== Exercise directions ==
Restate each of the lines below word for word and drop every picture.

[Dataset items]
>>>
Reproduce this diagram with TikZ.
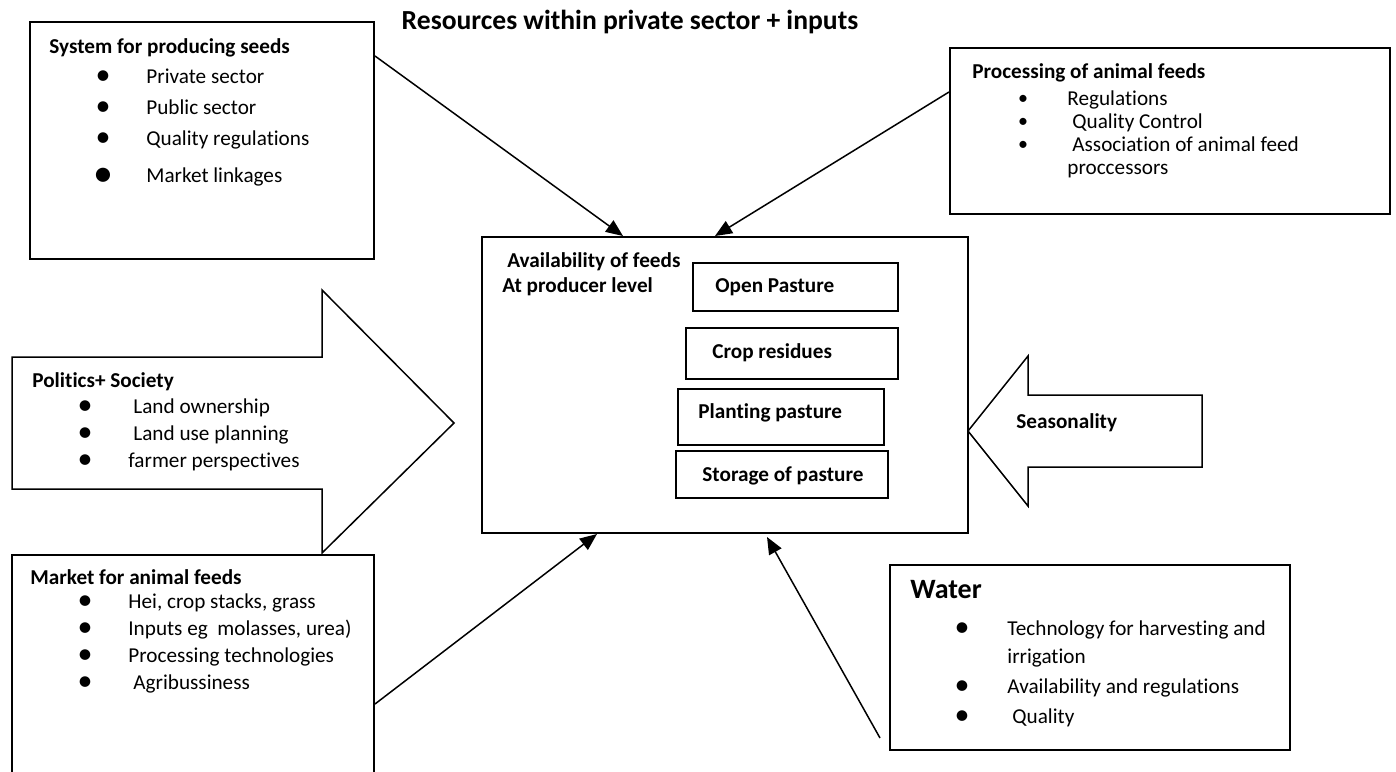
\documentclass[tikz,border=0pt]{standalone}
\usepackage{fontspec}
\setmainfont{Carlito}[Ligatures=NoCommon]
\usetikzlibrary{arrows.meta, fit, calc}

\tikzset{
  box/.style={draw, line width=1pt, inner sep=0pt},
  txt/.style={anchor=west, inner sep=0pt, text height=7.5pt, text depth=2pt, font=\fontsize{10.6}{12.7}\selectfont},
  head/.style={txt, font=\fontsize{10.6}{12.7}\selectfont\bfseries},
  dot/.style={anchor=center, inner sep=0pt, font=\fontsize{15}{15}\selectfont},
  smalldot/.style={dot, font=\fontsize{10}{10}\selectfont},
  feed/.style={-{Triangle[length=8.5pt, width=7pt]}, line width=0.75pt},
  blockarrow/.style={draw, line width=0.75pt, line join=miter},
}

\begin{document}
\begin{tikzpicture}[x=0.5pt, y=-0.5pt]
\useasboundingbox (0,0) rectangle (1396,771);
% title
\node[inner sep=0pt, font=\fontsize{13.8}{16}\selectfont\bfseries] (title) at (630,22) {Resources within private sector + inputs};

% seeds
\node[box, fit={(30,22) (374,259)}] (seeds) {};
\node[head] (seedsHead) at (49,48) {System for producing seeds};
\foreach \y/\item [count=\i] in {78/Private sector, 109/Public sector, 140/Quality regulations} {
  \node[dot] (seedsDot\i) at (103,\y) {•};
  \node[txt] (seedsItem\i) at (146,\y) {\item};
}
\node[dot, font=\fontsize{20}{20}\selectfont] (seedsDot4) at (103,177) {•};
\node[txt] (seedsItem4) at (146,177) {Market linkages};

% processing of animal feeds
\node[box, fit={(950,48) (1390,214)}] (proc) {};
\node[head] (procHead) at (972,73) {Processing of animal feeds};
\foreach \y/\x/\item [count=\i] in {100/1067/Regulations, 123/1072/Quality Control, 146/1072/Association of animal feed} {
  \node[smalldot] (procDot\i) at (1023,\y) {•};
  \node[txt] (procItem\i) at (\x,\y) {\item};
}
\node[txt] (procItem4) at (1067,169) {proccessors};

% availability of feeds
\node[box, fit={(482,237) (968,533)}] (avail) {};
\node[head] (availHead) at (507,262) {Availability of feeds};
\node[head] (availSub) at (502,287) {At producer level};
\node[box, fit={(693,263) (898,311)}] (open) {};
\node[head] (openText) at (715,287) {Open Pasture};
\node[box, fit={(686,328) (898,379)}] (crop) {};
\node[head] (cropText) at (712,353) {Crop residues};
\node[box, fit={(678,389) (884,445)}] (plant) {};
\node[head] (plantText) at (698,413) {Planting pasture};
\node[box, fit={(676,451) (888,498)}] (store) {};
\node[head] (storeText) at (702,476) {Storage of pasture};

% politics + society
\draw[blockarrow] (12,357) -- (322,357) -- (322,290) -- (454,423) -- (322,553) -- (322,489) -- (12,489) -- cycle;
\node[head] (polHead) at (32,382) {Politics+ Society};
\foreach \y/\x/\item [count=\i] in {408/133/Land ownership, 435/133/Land use planning, 462/128/farmer perspectives} {
  \node[dot] (polDot\i) at (85,\y) {•};
  \node[txt] (polItem\i) at (\x,\y) {\item};
}

% seasonality
\draw[blockarrow] (968,431) -- (1028,356) -- (1028,395) -- (1202,395) -- (1202,467) -- (1028,467) -- (1028,506) -- cycle;
\node[head] (season) at (1016,423) {Seasonality};

% market for animal feeds
\node[box, fit={(12,555) (374,790)}] (market) {};
\node[head] (marketHead) at (30,579) {Market for animal feeds};
\foreach \y/\x/\item [count=\i] in {603/128/{Hei, crop stacks, grass}, 630/128/{Inputs eg\ \ molasses, urea)}, 657/128/Processing technologies, 684/133/Agribussiness} {
  \node[dot] (marketDot\i) at (85,\y) {•};
  \node[txt] (marketItem\i) at (\x,\y) {\item};
}

% water
\node[box, fit={(890,565) (1290,750)}] (water) {};
\node[txt, font=\fontsize{14}{16}\selectfont\bfseries] (waterHead) at (910,593) {Water};
\node[dot] (waterDot1) at (962,630) {•};
\node[txt] (waterItem1) at (1007,630) {Technology for harvesting and};
\node[txt] (waterItem1b) at (1007,658) {irrigation};
\node[dot] (waterDot2) at (962,688) {•};
\node[txt] (waterItem2) at (1007,688) {Availability and regulations};
\node[dot] (waterDot3) at (962,718) {•};
\node[txt] (waterItem3) at (1012,718) {Quality};

% connectors
\coordinate (seedsOut) at ($(seeds.north east)+(0,35)$);
\coordinate (procOut) at ($(proc.north west)+(0,45)$);
\coordinate (marketOut) at ($(market.north east)+(0,150)$);
\coordinate (waterOut) at ($(water.south west)+(-9,-13)$);
\draw[feed] (seedsOut) -- ($(avail.north west)+(142,0)$);
\draw[feed] (procOut) -- ($(avail.north west)+(234,0)$);
\draw[feed] (marketOut) -- ($(avail.south west)+(116,0)$);
\draw[feed] (waterOut) -- ($(avail.south west)+(286,3)$);
\end{tikzpicture}
\end{document}
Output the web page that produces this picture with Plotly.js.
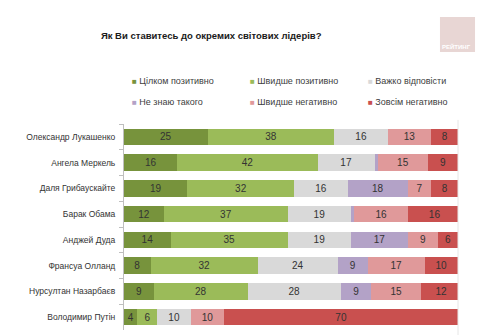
<<<
== Exercise solution ==
Reproduce this diagram with TikZ.
\documentclass[tikz,border=0pt]{standalone}
\usepackage{fontspec}
\setmainfont{Carlito}[Ligatures=NoCommon]
\usetikzlibrary{arrows.meta, fit, calc}

\tikzset{
  box/.style={draw, line width=1pt, inner sep=0pt},
  txt/.style={anchor=west, inner sep=0pt, text height=7.5pt, text depth=2pt, font=\fontsize{10.6}{12.7}\selectfont},
  head/.style={txt, font=\fontsize{10.6}{12.7}\selectfont\bfseries},
  dot/.style={anchor=center, inner sep=0pt, font=\fontsize{15}{15}\selectfont},
  smalldot/.style={dot, font=\fontsize{10}{10}\selectfont},
  feed/.style={-{Triangle[length=8.5pt, width=7pt]}, line width=0.75pt},
  blockarrow/.style={draw, line width=0.75pt, line join=miter},
}

\begin{document}
\begin{tikzpicture}[x=0.5pt, y=-0.5pt]
\useasboundingbox (0,0) rectangle (1396,771);
% title
\node[inner sep=0pt, font=\fontsize{13.8}{16}\selectfont\bfseries] (title) at (630,22) {Resources within private sector + inputs};

% seeds
\node[box, fit={(30,22) (374,259)}] (seeds) {};
\node[head] (seedsHead) at (49,48) {System for producing seeds};
\foreach \y/\item [count=\i] in {78/Private sector, 109/Public sector, 140/Quality regulations} {
  \node[dot] (seedsDot\i) at (103,\y) {•};
  \node[txt] (seedsItem\i) at (146,\y) {\item};
}
\node[dot, font=\fontsize{20}{20}\selectfont] (seedsDot4) at (103,177) {•};
\node[txt] (seedsItem4) at (146,177) {Market linkages};

% processing of animal feeds
\node[box, fit={(950,48) (1390,214)}] (proc) {};
\node[head] (procHead) at (972,73) {Processing of animal feeds};
\foreach \y/\x/\item [count=\i] in {100/1067/Regulations, 123/1072/Quality Control, 146/1072/Association of animal feed} {
  \node[smalldot] (procDot\i) at (1023,\y) {•};
  \node[txt] (procItem\i) at (\x,\y) {\item};
}
\node[txt] (procItem4) at (1067,169) {proccessors};

% availability of feeds
\node[box, fit={(482,237) (968,533)}] (avail) {};
\node[head] (availHead) at (507,262) {Availability of feeds};
\node[head] (availSub) at (502,287) {At producer level};
\node[box, fit={(693,263) (898,311)}] (open) {};
\node[head] (openText) at (715,287) {Open Pasture};
\node[box, fit={(686,328) (898,379)}] (crop) {};
\node[head] (cropText) at (712,353) {Crop residues};
\node[box, fit={(678,389) (884,445)}] (plant) {};
\node[head] (plantText) at (698,413) {Planting pasture};
\node[box, fit={(676,451) (888,498)}] (store) {};
\node[head] (storeText) at (702,476) {Storage of pasture};

% politics + society
\draw[blockarrow] (12,357) -- (322,357) -- (322,290) -- (454,423) -- (322,553) -- (322,489) -- (12,489) -- cycle;
\node[head] (polHead) at (32,382) {Politics+ Society};
\foreach \y/\x/\item [count=\i] in {408/133/Land ownership, 435/133/Land use planning, 462/128/farmer perspectives} {
  \node[dot] (polDot\i) at (85,\y) {•};
  \node[txt] (polItem\i) at (\x,\y) {\item};
}

% seasonality
\draw[blockarrow] (968,431) -- (1028,356) -- (1028,395) -- (1202,395) -- (1202,467) -- (1028,467) -- (1028,506) -- cycle;
\node[head] (season) at (1016,423) {Seasonality};

% market for animal feeds
\node[box, fit={(12,555) (374,790)}] (market) {};
\node[head] (marketHead) at (30,579) {Market for animal feeds};
\foreach \y/\x/\item [count=\i] in {603/128/{Hei, crop stacks, grass}, 630/128/{Inputs eg\ \ molasses, urea)}, 657/128/Processing technologies, 684/133/Agribussiness} {
  \node[dot] (marketDot\i) at (85,\y) {•};
  \node[txt] (marketItem\i) at (\x,\y) {\item};
}

% water
\node[box, fit={(890,565) (1290,750)}] (water) {};
\node[txt, font=\fontsize{14}{16}\selectfont\bfseries] (waterHead) at (910,593) {Water};
\node[dot] (waterDot1) at (962,630) {•};
\node[txt] (waterItem1) at (1007,630) {Technology for harvesting and};
\node[txt] (waterItem1b) at (1007,658) {irrigation};
\node[dot] (waterDot2) at (962,688) {•};
\node[txt] (waterItem2) at (1007,688) {Availability and regulations};
\node[dot] (waterDot3) at (962,718) {•};
\node[txt] (waterItem3) at (1012,718) {Quality};

% connectors
\coordinate (seedsOut) at ($(seeds.north east)+(0,35)$);
\coordinate (procOut) at ($(proc.north west)+(0,45)$);
\coordinate (marketOut) at ($(market.north east)+(0,150)$);
\coordinate (waterOut) at ($(water.south west)+(-9,-13)$);
\draw[feed] (seedsOut) -- ($(avail.north west)+(142,0)$);
\draw[feed] (procOut) -- ($(avail.north west)+(234,0)$);
\draw[feed] (marketOut) -- ($(avail.south west)+(116,0)$);
\draw[feed] (waterOut) -- ($(avail.south west)+(286,3)$);
\end{tikzpicture}
\end{document}
Output the web page that produces this picture with Plotly.js.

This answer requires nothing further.